Net interest margin was at 2.22% for the current quarter compared to 2.26% in the preceding quarter.

According to RHB Cap, other operating income recorded growth of 2.9% to RM506.5 million, largely attributed to higher investment income, higher insurance underwriting surplus and net gain on revaluation of derivatives, partially offset by lower fee income. While other operating income to total income ratio stood at 33.6%.

RHB Cap's operating expenses increased by 4.3% to RM819.9 million on  a 5.8% increase in personnel costs and increase in information technology expenses.

Cost-to-income ratio stood at 54.3%, it added.

On its allowance for impairment on loans and financing, it saw a decrease of 7.4% to RM50.2 million from RM54.2 million last year.

"This was primarily due to lower collective allowance and lower bad debts written off, partially offset by lower impaired loans and financing recovered," it explained.

The Group's gross loans and financing grew by 0.7% quarter-on-quarter (q-o-q) and 13.7% y-o-y to reach RM143.5 billion.

"Excluding one large corporate repayment during the quarter, gross loans growth would have been at 2.2% q-o-q," RHB Cap noted.

It said the growth was broad based, predominantly from purchase of residential and non-residential properties, working capital and purchase of securities.

RHB Cap's domestic market share stood at 9.5% as at March 31, 2015.

On its gross impaired loans ratio, it stood at 2% as at end of first quarter which is stable compared to December 2014.

"Customer deposits grew by 1% q-o-q and 10.8% y-o-y to RM158.7 billion as at March 31 this year.

"Current and savings accounts (CASA) balances increased by 3.7% and 2.8% respectively for the first quarter 2015. CASA composition improved to 22.3% as at the end of 1QFY15 from 21.7% in December 2014," it added.

Commenting on this, RHB Banking Group's group managing director Datuk Khairussaleh Ramli said: "1QFY15 saw challenges emanating from the global economic environment and we expect the full year to remain the same."

"Nevertheless, we are pleased that our business operations have been resilient and continued to show reasonable top line growth," he added.
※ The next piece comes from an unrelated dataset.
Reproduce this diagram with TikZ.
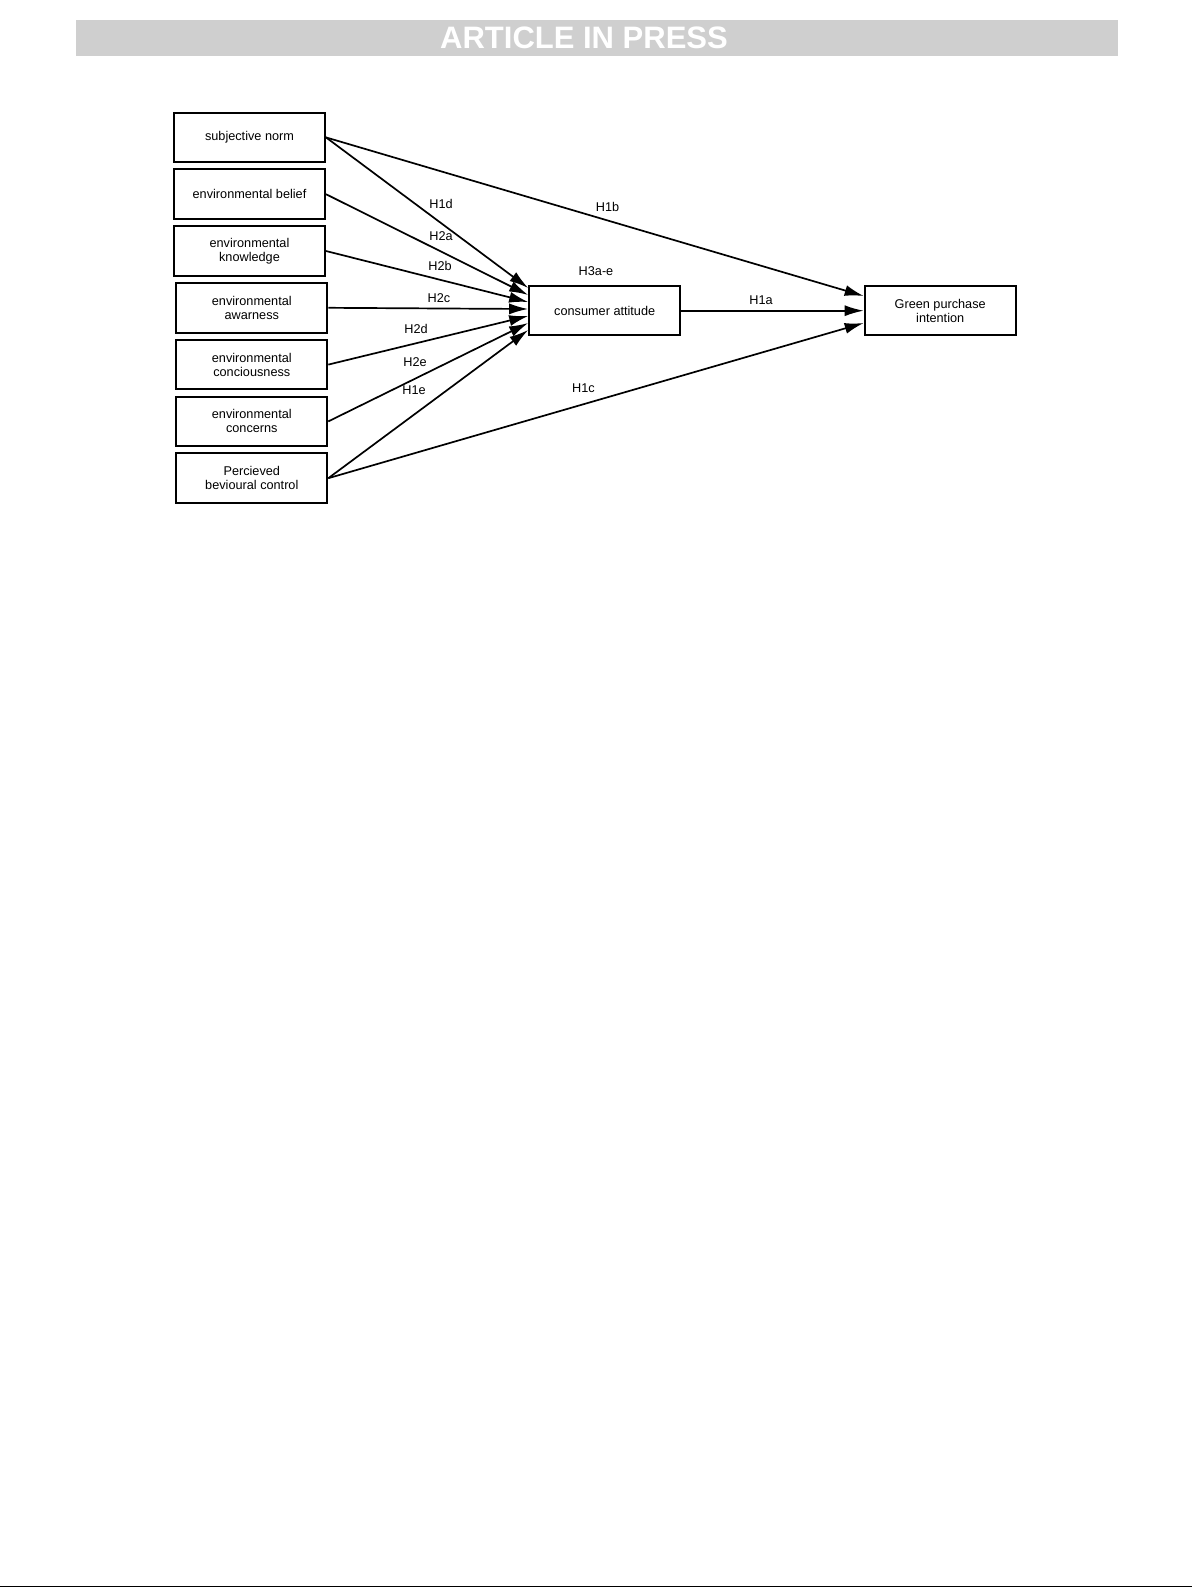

Khairussaleh said the group's transformation plan "IGNITE 2017" has continued to gain good traction in the 1QFY15.

According to him, the group's key priority is on executing prioritised set of initiatives under IGNITE 2017 to support its growth agenda for the rest of the year.

"In addition, given the current challenging operating condition, the Group will put extra focus on managing overhead and funding costs, return on risk adjusted capital and asset quality," he added.

"Barring unforeseen circumstances, the Group's 2015 performance is expected to be better than 2014," he commented.

As of midday break (12.30pm), shares in RHB Cap down three sen or 0.4% to settle at RM7.42, for a market capitalisation of RM19.284 billion.

(Notes: The Edge Research's fundamental score reflects a company's profitability and balance sheet strength, calculated based on historical numbers. The valuation score determines if a stock is attractively valued or not, also based on historical numbers. A score of 3 suggests strong fundamentals and attractive valuations.)